Market in Indore, India

Sarafa Bazaar (English: Sarafa Market) is a jewellery market and night street food court located in central Indore, India. Sarafa is one of the market in India which remains as a jewellery marketplace at daytime and converts itself into a street food court at night. The market consists of two sub-markets namely Bada Sarafa Bazaar and Chhota Sarafa Bazaar. Indore's Sarafa Bazaar is a popular tourist place because of its diverse cuisine and night lifestyle.

==History==
The market originated as the central jewellery market in the city of Indore. Located 2 Kilometres from Indore's central marketplace Rajwada, Sarafa was the central trading point for jewellery, artefacts and ornaments. Due to its location and a large number of commuters and tourists, street food vendors started putting stalls and selling fast-food, snacks and chaat. Eventually, street food vendors were allowed to put stalls after 8 PM (after jewellery market closes) until morning. Sarafa is also the place of origin of Bada Sarafa Cotton Association, Indore and Madhya Pradesh Sarafa Association.

==Cuisine==
The following are the most popular recipes for with the court is famous for:
- Bhutte ka Kees
- Jalebi
- Ratalu
- Khopra Pattice
- Garadu
- Poha-Jalebi
- Malpua
- Rabri
- kachori vijay chat house
- Kulfi
- Mawa Baati
- Malai Rabdi
- Coconut Crush

Some popular vendors include Joshi Ke Dahi Bade (since 1977) (Joshi's Dahi Bade), Nagori Ki Shikanji (Nagori's Shikanjvi) and Rajhans ka Daal Bafla (Rajhans' Daal Baati).

==Sarafa in Smart City Project==

Smart City Indore is an initiative launched by Indore Municipal Corporation, which includes the participation of residents to qualify Indore to the Smart City Mission launched by the Government of India in first round by taking suggestions and feedback from the residents.
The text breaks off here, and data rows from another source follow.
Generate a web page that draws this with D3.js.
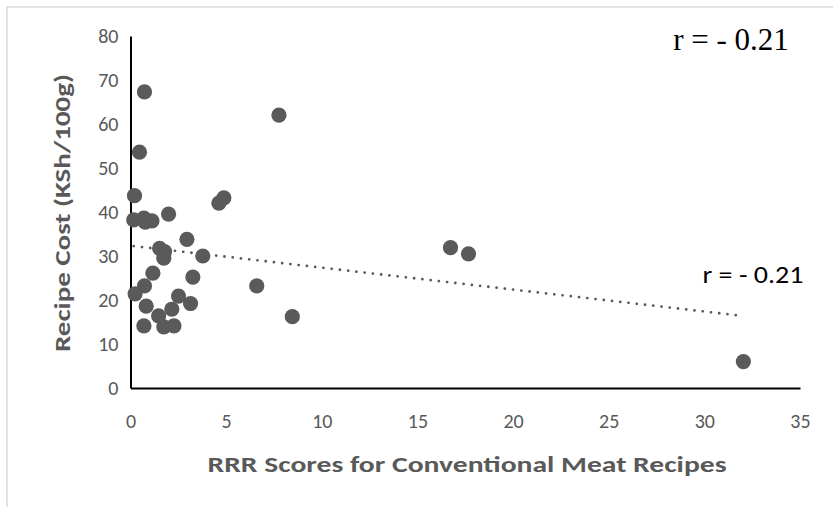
<!DOCTYPE html>
<html><head><meta charset="utf-8">
<script src="https://cdn.jsdelivr.net/npm/d3@7"></script>
<style>body{margin:0;background:#fff}</style>
</head><body>
<svg id="c" width="833" height="507"></svg>
<script>
// RRR scores (x) and recipe cost KSh/100g (y)
const rrrScores = [0.73,0.47,7.76,0.21,4.88,4.62,0.17,0.70,0.77,1.12,1.99,2.95,1.52,1.78,1.74,3.78,1.17,3.26,0.73,0.24,2.51,0.82,3.14,2.16,1.47,0.70,1.74,2.27,6.6,8.46,16.73,17.67,32.04];
const recipeCost = [67.3,53.6,62.0,43.7,43.2,42.0,38.2,38.6,37.7,38.0,39.5,33.8,31.75,31.0,29.5,30.0,26.1,25.2,23.2,21.4,20.9,18.6,19.2,17.9,16.4,14.1,13.9,14.1,23.2,16.2,31.9,30.5,6.0];
const xTicks = [0,5,10,15,20,25,30,35];
const yTicks = [0,10,20,30,40,50,60,70,80];
const rLabel = "r = - 0.21";
const xTitle = "RRR Scores for Conventional Meat Recipes";
const yTitle = "Recipe Cost (KSh/100g)";

const svg = d3.select("#c");
const grey = "#595959";
const font = "Carlito, Calibri, Lato, 'Open Sans', sans-serif";

// outer frame
svg.append("path").attr("d","M7,507V7H833").attr("fill","none").attr("stroke","#d9d9d9").attr("stroke-width",1.5);

const x = d3.scaleLinear().domain([0,35]).range([130.5,800]);
const y = d3.scaleLinear().domain([0,80]).range([388,36]);

const gx = svg.append("g").attr("transform","translate(0,388)")
  .call(d3.axisBottom(x).tickValues(xTicks).tickSize(0).tickSizeOuter(0).tickPadding(26));
const gy = svg.append("g").attr("transform","translate(130.5,0)")
  .call(d3.axisLeft(y).tickValues(yTicks).tickSize(0).tickSizeOuter(0).tickPadding(12));
[gx,gy].forEach(g=>{
  g.select(".domain").attr("stroke","#000").attr("stroke-width",2);
  g.selectAll("text").attr("fill",grey).style("font-family",font).style("font-size","20px");
});

// trendline (least squares from the data)
const n = rrrScores.length;
const mx = d3.mean(rrrScores), my = d3.mean(recipeCost);
let sxy=0,sxx=0;
for(let i=0;i<n;i++){sxy+=(rrrScores[i]-mx)*(recipeCost[i]-my);sxx+=(rrrScores[i]-mx)**2;}
const slope = sxy/sxx, icpt = my - slope*mx;
const [x0,x1] = d3.extent(rrrScores);
svg.append("line")
  .attr("x1",x(x0)).attr("y1",y(icpt+slope*x0))
  .attr("x2",x(x1)).attr("y2",y(icpt+slope*x1))
  .attr("stroke",grey).attr("stroke-width",2.8)
  .attr("stroke-linecap","round").attr("stroke-dasharray","0,8.3");

// points
svg.append("g").selectAll("circle").data(rrrScores).join("circle")
  .attr("cx",d=>x(d)).attr("cy",(d,i)=>y(recipeCost[i])).attr("r",7.6)
  .attr("fill","#5a5a5a");

// labels
svg.append("text").attr("x",731).attr("y",50).attr("text-anchor","middle")
  .style("font-family","'Liberation Serif','Times New Roman',serif").style("font-size","31px")
  .attr("fill","#000").text(rLabel);
svg.append("text").attr("x",753).attr("y",283).attr("text-anchor","middle")
  .style("font-family",font).style("font-size","24px")
  .attr("textLength",101).attr("lengthAdjust","spacingAndGlyphs")
  .attr("fill","#000").text(rLabel);

svg.append("text").attr("x",467).attr("y",472).attr("text-anchor","middle")
  .style("font-family",font).style("font-size","23px").style("font-weight","bold")
  .attr("textLength",519).attr("lengthAdjust","spacingAndGlyphs")
  .attr("fill",grey).text(xTitle);
svg.append("text").attr("transform","translate(70,213) rotate(-90)").attr("text-anchor","middle")
  .style("font-family",font).style("font-size","23px").style("font-weight","bold")
  .attr("textLength",278).attr("lengthAdjust","spacingAndGlyphs")
  .attr("fill",grey).text(yTitle);
</script>
</body></html>
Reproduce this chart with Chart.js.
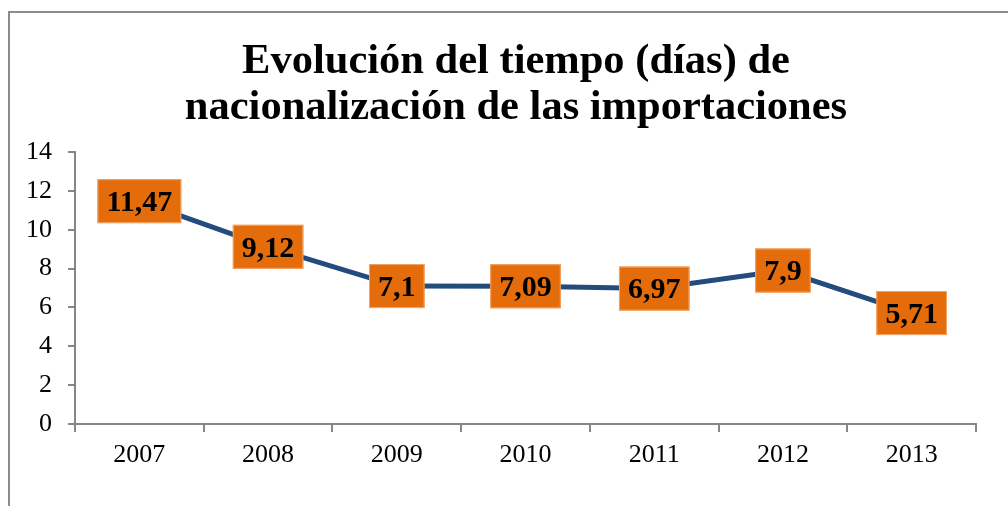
<!DOCTYPE html>
<html lang="es">
<head>
  <meta charset="UTF-8">
  <title>Evolución del tiempo de nacionalización</title>
  <script src="https://cdn.jsdelivr.net/npm/chart.js"></script>
  <style>
    html, body {
      margin: 0;
      padding: 0;
      background: #fff;
      overflow: hidden;
    }
    .frame {
      position: absolute;
      left: 8px;
      top: 11px;
      width: 1100px;
      height: 600px;
      border-left: 2px solid #8c8c8c;
      border-top: 2px solid #8c8c8c;
    }
    .wrap {
      position: absolute;
      left: 0;
      top: 0;
      width: 1008px;
      height: 506px;
    }
  </style>
</head>
<body>
  <div class="frame"></div>
  <div class="wrap"><canvas id="chart"></canvas></div>

  <script>
    const years = ['2007', '2008', '2009', '2010', '2011', '2012', '2013'];
    const days = [11.47, 9.12, 7.1, 7.09, 6.97, 7.9, 5.71];
    const dayLabels = ['11,47', '9,12', '7,1', '7,09', '6,97', '7,9', '5,71'];
    const yTicks = [0, 2, 4, 6, 8, 10, 12, 14];
    const titleLines = ['Evolución del tiempo (días) de', 'nacionalización de las importaciones'];

    const serif = '"Liberation Serif", "Times New Roman", serif';
    const axisGray = '#868686';

    // two-line title, sits a little right of centre like the original
    const titleText = {
      id: 'titleText',
      afterDraw(chart) {
        const ctx = chart.ctx;
        ctx.save();
        ctx.font = 'bold 42.5px ' + serif;
        ctx.fillStyle = '#000';
        ctx.textAlign = 'center';
        ctx.textBaseline = 'alphabetic';
        titleLines.forEach((t, i) => ctx.fillText(t, 516, 73 + i * 46));
        ctx.restore();
      }
    };

    // orange boxes with the values, centred on each point
    const boxLabels = {
      id: 'boxLabels',
      afterDatasetsDraw(chart) {
        const ctx = chart.ctx;
        const meta = chart.getDatasetMeta(0);
        ctx.save();
        ctx.font = 'bold 30px ' + serif;
        ctx.textAlign = 'center';
        ctx.textBaseline = 'middle';
        meta.data.forEach((pt, i) => {
          const txt = dayLabels[i];
          const w = ctx.measureText(txt).width + 18;
          const h = 44;
          ctx.fillStyle = '#E46C0A';
          ctx.fillRect(pt.x - w / 2, pt.y - h / 2, w, h);
          ctx.strokeStyle = '#F2A66A';
          ctx.lineWidth = 1;
          ctx.strokeRect(pt.x - w / 2 + 0.5, pt.y - h / 2 + 0.5, w - 1, h - 1);
          ctx.fillStyle = '#000';
          ctx.fillText(txt, pt.x, pt.y + 2);
        });
        ctx.restore();
      }
    };

    new Chart(document.getElementById('chart'), {
      type: 'line',
      data: {
        labels: years,
        datasets: [{
          data: days,
          borderColor: '#234B7E',
          borderWidth: 5,
          pointRadius: 0,
          tension: 0,
          fill: false
        }]
      },
      options: {
        responsive: true,
        maintainAspectRatio: false,
        animation: false,
        layout: { padding: { left: 0, right: 32, top: 152, bottom: 0 } },
        plugins: {
          legend: { display: false },
          tooltip: { enabled: false },
          title: { display: false }
        },
        scales: {
          x: {
            offset: true,
            grid: { offset: true, drawOnChartArea: false, tickLength: 8, color: axisGray, lineWidth: 2 },
            border: { color: axisGray, width: 2 },
            ticks: { color: '#000', font: { family: serif, size: 26 }, padding: 8, maxRotation: 0 },
            afterFit(s) { s.height = 82; }
          },
          y: {
            min: 0,
            max: 14,
            afterBuildTicks(s) { s.ticks = yTicks.map(v => ({ value: v })); },
            grid: { drawOnChartArea: false, tickLength: 7, color: axisGray, lineWidth: 2 },
            border: { color: axisGray, width: 2 },
            ticks: { color: '#000', font: { family: serif, size: 26 }, padding: 16 },
            afterFit(s) { s.width = 75; }
          }
        }
      },
      plugins: [boxLabels, titleText]
    });
  </script>
</body>
</html>
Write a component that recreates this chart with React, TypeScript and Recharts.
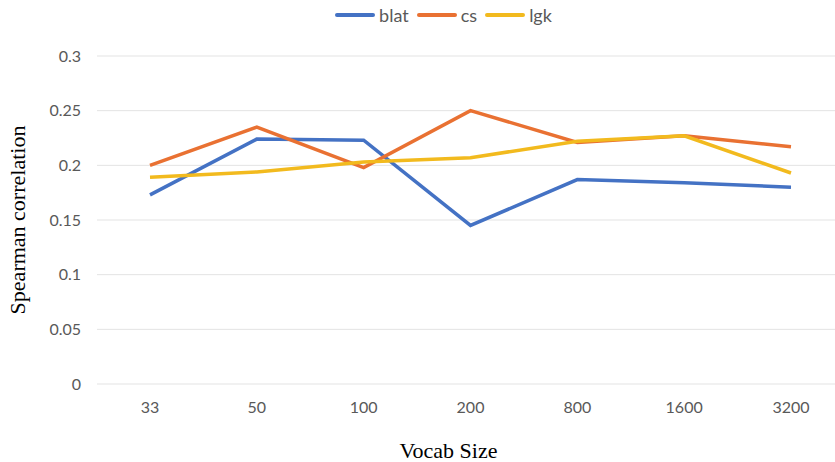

Indore is shortlisted by the Ministry of Urban Development as one of the 100 cities under Smart City Mission. The project aims to emphasize development in various sectors including Governance, Transportation, Energy & Waste Management, Water Management, Finance, Health & Education, Infrastructure, and Heritage.

Sarafa Bazaar and the Rajwada suburb are selected as the regions to be developed under the initiative. The Indore Municipal Corporation and Indore Development Authority have started working on underground ducts for the overhead cables in the region.